> Trevor Lucas > Songs > Five Miles From Gundagai

Five Miles From Gundagai

[ Roud 9121 ; AFS 64 ; Ballad Index MA095 ; trad.]

Trevor Lucas sang the ballad Five Miles From Gundagai, accompanied by Dave Swarbrick, on his, A.L. Lloyd’s and Martyn Wyndham-Read’s album The Great Australian Legend. A.L. Lloyd noted on the LP’s sleeve:

This celebrated and much commented song has its mysteries. It seems to have bred countless variants, some far-fetched, some close to the “original” version published by Jack Moses in his Beyond the City Gates remembered from his travels as a whiskey salesman in the bush some fifty years previously. Perhaps the grandfather of the song is Bill the Bullocky, another Gundagai-dog epic whose words gained currency in the bush in the late 1850s, through being printed on a matchbox. Trevor Lucas likes to sing the morose words to the tune of Nicky Tams.

and in the accompanying booklet:

The bullock-driver with his wagon piled high with wool-bales, his eight or ten yoke of oxen, his long whip and fluent oaths, was eminent among the oldtime bushman. We hear of Slabface Bill, whose bullock team was so long, he’d a telephone wire running along the tips of the bullocks, from the polers to the lead. He’d an Aborigine for a helper, and whenever Bill wanted to stop, he would just ring through; the blackfellow would halt the lead bullocks, and twenty minutes later the polers could stop. Bill got a wrong number one day, and the team didn’t halt in time and half the Tabratong wool-clip tipped into the Bogan River. Bill wasted two hours trying to ring the exchange to make his complaint; finally his curses burnt the cable and started the big bush fires of 1908.

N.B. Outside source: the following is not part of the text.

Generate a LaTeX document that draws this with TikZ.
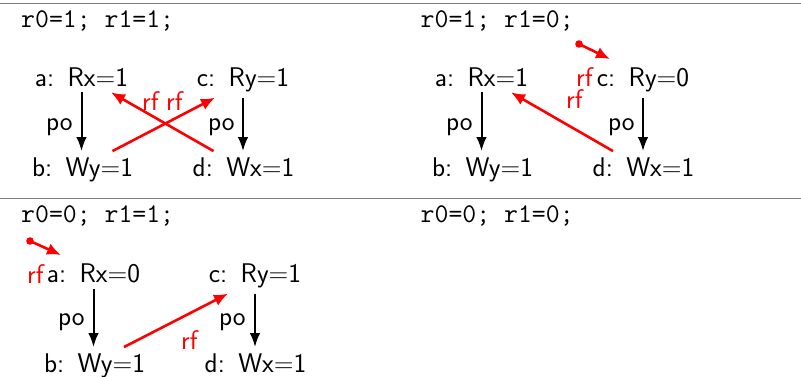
\documentclass[tikz,border=0pt]{standalone}
\usepackage{fontspec}
\usetikzlibrary{arrows.meta,calc}
\begin{document}
\begin{tikzpicture}[x=1pt,y=-1pt,
  ev/.style={font=\sffamily\fontsize{27}{32}\selectfont, inner sep=6pt, anchor=base},
  lbl/.style={font=\sffamily\fontsize{27}{32}\selectfont, inner sep=0pt, anchor=base west},
  rflbl/.style={lbl, text=red},
  hdr/.style={font=\ttfamily\fontsize{27}{32}\selectfont, inner sep=0pt, anchor=base west},
  poarrow/.style={draw=black, line width=2pt, -{Latex[length=14pt,width=10.5pt]}},
  rfarrow/.style={draw=red, line width=2.6pt, -{Latex[length=14pt,width=12pt]}},
  initdot/.style={fill=red, draw=none},
  rulestyle/.style={draw=gray, line width=1.5pt}]
\useasboundingbox (0,0) rectangle (801,376);
\draw[rulestyle] (0,3.5) -- (801,3.5);
\draw[rulestyle] (0,198.5) -- (801,198.5);

% ---- panel 1
\node[hdr] (h1) at (21,27) {r0=1; r1=1;};
\node[ev] (p1a) at (81.5,86) {a:\hspace{0.08em} Rx=1};
\node[ev] (p1c) at (243,86) {c:\hspace{0.08em} Ry=1};
\node[ev] (p1b) at (82.5,176) {b:\hspace{0.08em} Wy=1};
\node[ev] (p1d) at (243.5,176) {d:\hspace{0.08em} Wx=1};
\draw[poarrow] (p1a.south) -- (p1a.south |- p1b.north);
\draw[poarrow] (p1c.south) -- (p1c.south |- p1d.north);
\node[lbl] (p1po1) at (46,130) {po};
\node[lbl] (p1po2) at (208,130) {po};
\draw[rfarrow] ([xshift=30pt]p1b.north) -- ([xshift=-28pt]p1c.south);
\draw[rfarrow] ([xshift=-30pt]p1d.north) -- ([xshift=29.5pt]p1a.south);
\node[rflbl] (p1rf1) at (142,110) {rf};
\node[rflbl] (p1rf2) at (166,110) {rf};

% ---- panel 2
\node[hdr] (h2) at (420.5,27) {r0=1; r1=0;};
\node[ev] (p2a) at (481.5,86) {a:\hspace{0.08em} Rx=1};
\node[ev] (p2c) at (643,86) {c:\hspace{0.08em} Ry=0};
\node[ev] (p2b) at (482.5,176) {b:\hspace{0.08em} Wy=1};
\node[ev] (p2d) at (643.5,176) {d:\hspace{0.08em} Wx=1};
\draw[poarrow] (p2a.south) -- (p2a.south |- p2b.north);
\draw[poarrow] (p2c.south) -- (p2c.south |- p2d.north);
\node[lbl] (p2po1) at (446,130) {po};
\node[lbl] (p2po2) at (608,130) {po};
\draw[rfarrow] ([xshift=-30.5pt]p2d.north) -- ([xshift=29.5pt]p2a.south);
\node[rflbl] (p2rf1) at (566,108) {rf};
\coordinate (p2i) at (579,44);
\fill[initdot] (p2i) circle (3.8pt);
\draw[rfarrow] (p2i) -- (610,59);
\node[rflbl] (p2rf0) at (576,86) {rf};

% ---- panel 3
\node[hdr] (h3) at (21,222) {r0=0; r1=1;};
\node[ev] (p3a) at (93.5,282) {a:\hspace{0.08em} Rx=0};
\node[ev] (p3c) at (255,282) {c:\hspace{0.08em} Ry=1};
\node[ev] (p3b) at (94.5,372) {b:\hspace{0.08em} Wy=1};
\node[ev] (p3d) at (255.5,372) {d:\hspace{0.08em} Wx=1};
\draw[poarrow] (p3a.south) -- (p3a.south |- p3b.north);
\draw[poarrow] (p3c.south) -- (p3c.south |- p3d.north);
\node[lbl] (p3po1) at (58,325) {po};
\node[lbl] (p3po2) at (219,325) {po};
\draw[rfarrow] ([xshift=29.5pt]p3b.north) -- ([xshift=-27pt]p3c.south);
\node[rflbl] (p3rf1) at (181,349) {rf};
\coordinate (p3i) at (30,241);
\fill[initdot] (p3i) circle (3.8pt);
\draw[rfarrow] (p3i) -- (61,255);
\node[rflbl] (p3rf0) at (27,283) {rf};

% ---- panel 4
\node[hdr] (h4) at (420.5,222) {r0=0; r1=0;};
\end{tikzpicture}
\end{document}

One of the monuments of Australian folklore is the bullock teamsters’ song about the dog that “shat” in the tucker-box five miles from Gundagai. On 28 November 1932, the Rt. Hon. J.A. Lyons, Prime Minister of Australia, unveiled a statue to this redoubtable dog at the point where O’Brien’s Creek crosses the main Gundagai Road, the site of an oldtime bullockies’ camping-ground. Dog and tucker-box are set on a plinth. [...] A dog souvenir shop is nearby, and the post-office puts on the local letters a special dog postmark. Such is fame in Australia.

Lyrics

Trevor Lucas sings Five Miles From Gundagai

I’m used to punchin’ bullock teams across the hills and plains.
I’ve teamed outback for forty years through bleedin’ hail and rain.
I’ve lived a lot of troubles down, without a bloomin’ lie,
But I can’t forget what happened just five miles from Gundagai.

’Twas getting dark, the team got bored, the axle snapped in two.
I lost me matches and me pipe, so what was I to do?
The rain it was coming on, and hungry too was I,
And me dog shat in me tucker-box five miles from Gundagai.

Some blokes I know have stacks of luck, no matter where they fall,
But there was I, Lord love a duck, no bloody luck at all.
I couldn’t heat a pot of tea or keep me trousers dry,
And me dog shat in me tucker-box five miles from Gundagai.

Now, I can forgive the bleedin’ team, I can forgive the rain.
I can forgive the damp and cold and go through it again.
I can forgive the rotten luck, but ’ang me till I die,
I can’t forgive that bloody dog, five miles from Gundagai.